Is a label imposed in case of Penultimate Hop Popping?

Shivlu Jain sent me an interesting question:
I'm wondering whether a router performing penultimate hop popping (PHP) imposes an IGP label or not.The value of implicit null is 3; does it mean the router imposes this label (and adds four bytes to the packet)?
The penultimate router does not impose the IGP label (that's why this behavior is called penultimate hop popping). However, the egress router has to signal to its upstream neighbor (the penultimate router) that it should NOT impose a label, so it uses "implicit null" label (= 3) in TDP/LDP updates to signal that the top label should be popped, not rewriten.
This article is part of You've asked for it series.

2 comments:

  1. I have a few pet peeves with MPLS on Cisco devices.

    1. From my experience with the RSVP-TE side of signaling, you find that by default IOS advertises explicit null (label 0).

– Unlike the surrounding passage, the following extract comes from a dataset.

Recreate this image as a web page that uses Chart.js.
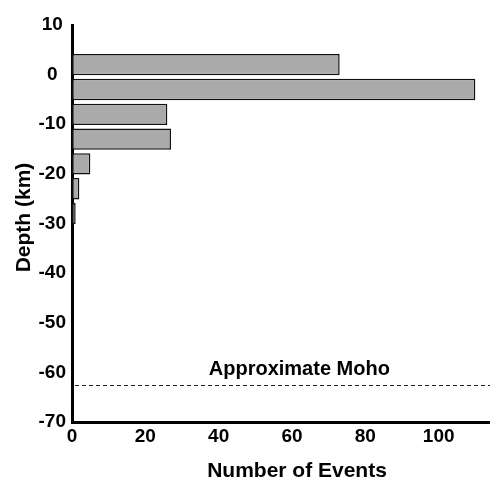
<!DOCTYPE html>
<html>
<head>
<meta charset="utf-8">
<script src="https://cdn.jsdelivr.net/npm/chart.js@4.4.0/dist/chart.umd.min.js"></script>
<style>
  html, body { margin: 0; padding: 0; background: #fff; }
  #wrap { width: 490px; height: 480px; }
</style>
</head>
<body>
<div id="wrap"><canvas id="chartDepth"></canvas></div>
<script>
// Datos (profundidad en km, numero de eventos)
const depthBins = [2, -3, -8, -13, -18, -23, -28];
const eventCounts = [73, 110, 26, 27, 5, 2, 1];
const depthRange = [-70, 10];
const countRange = [0, 114];
const depthStep = 10;
const countStep = 20;
const mohoDepth = -62.5;
const mohoLabel = 'Approximate Moho';
const mohoLabelAt = 62; // donde va el texto, en eventos
const xTitle = 'Number of Events';
const yTitle = 'Depth (km)';

const FONT = "'Liberation Sans', Arial, Helvetica, sans-serif";

// Linea discontinua del Moho con su texto
const mohoPlugin = {
    id: 'moho',
    afterDatasetsDraw(chart) {
        const { ctx, chartArea, scales: { x, y } } = chart;
        const py = Math.round(y.getPixelForValue(mohoDepth)) + 0.5;
        ctx.save();
        ctx.strokeStyle = '#222';
        ctx.lineWidth = 1;
        ctx.setLineDash([4, 3]);
        ctx.beginPath();
        ctx.moveTo(chartArea.left + 3, py);
        ctx.lineTo(chartArea.right, py);
        ctx.stroke();
        ctx.setLineDash([]);
        ctx.fillStyle = '#000';
        ctx.font = `bold 20px ${FONT}`;
        ctx.textAlign = 'center';
        ctx.textBaseline = 'alphabetic';
        ctx.fillText(mohoLabel, x.getPixelForValue(mohoLabelAt), py - 11);
        ctx.restore();
    }
};

// Titulos de los ejes
const titlesPlugin = {
    id: 'axisTitles',
    afterDraw(chart) {
        const { ctx, chartArea } = chart;
        ctx.save();
        ctx.fillStyle = '#000';
        ctx.font = `bold 21px ${FONT}`;
        ctx.textAlign = 'center';
        ctx.textBaseline = 'alphabetic';
        ctx.fillText(xTitle, chartArea.left + 225, chart.height - 3.5);
        ctx.translate(29.5, chartArea.top + 192.5);
        ctx.rotate(-Math.PI / 2);
        ctx.fillText(yTitle, 0, 0);
        ctx.restore();
    }
};

const tickFont = { family: FONT, size: 19, weight: 'bold' };

const ctx = document.getElementById('chartDepth').getContext('2d');

new Chart(ctx, {
    type: 'bar',
    data: {
        datasets: [{
            data: depthBins.map((d, i) => ({ x: eventCounts[i], y: d })),
            backgroundColor: '#aaaaaa',
            borderColor: '#111111',
            borderWidth: 1.5,
            borderSkipped: false,
            barPercentage: 0.86,
            categoryPercentage: 1
        }]
    },
    options: {
        indexAxis: 'y',
        responsive: true,
        maintainAspectRatio: false,
        animation: false,
        layout: { padding: { top: 25, right: 0, bottom: 0, left: 0 } },
        plugins: {
            legend: { display: false },
            tooltip: { enabled: false }
        },
        scales: {
            x: {
                type: 'linear',
                min: countRange[0],
                max: countRange[1],
                grid: { display: false, drawTicks: false },
                border: { display: true, color: '#000', width: 3 },
                ticks: {
                    stepSize: countStep,
                    includeBounds: false,
                    padding: 3,
                    color: '#000',
                    font: tickFont
                },
                afterFit(scale) { scale.height = 58; }
            },
            y: {
                type: 'linear',
                offset: false,
                min: depthRange[0],
                max: depthRange[1],
                grid: { display: false, drawTicks: false },
                border: { display: true, color: '#000', width: 3 },
                ticks: {
                    stepSize: depthStep,
                    crossAlign: 'center',
                    padding: 6,
                    color: '#000',
                    font: tickFont
                },
                afterFit(scale) { scale.width = 72; }
            }
        }
    },
    plugins: [mohoPlugin, titlesPlugin]
});
</script>
</body>
</html>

This is fine and dandy if you run an all Cisco network, because a next-to-last hop (penultimate hop) Cisco will do PHP, no matter what the ultimate hop signals to it. But if you now throw in a Juniper as the penultimate hop with a Cisco terminating the tunnel (again signling a label of 0) to the penultimate hop, Junos does the right thing and assumes that you really want UHP. Now you've broken PHP. To address this, Cisco introduced "mpls traffic-eng signaling advertise implicit-null." This will cause the IOS tail-end to signal label 3 to the PHP Juniper and Junos also correctly interprets this as PHP.

    2. Some mainstream trains of IOS still require tag-switching ip to work at all.

    3. Most Cisco documentation states that you must enable LDP before doing MPLS-TE, which is a complete fallacy, probably related to confusion with #2 above; though, that is pure speculation.
  2. There is a very good reason you need to run LDP across MPLS TE tunnel. Will write a post on it.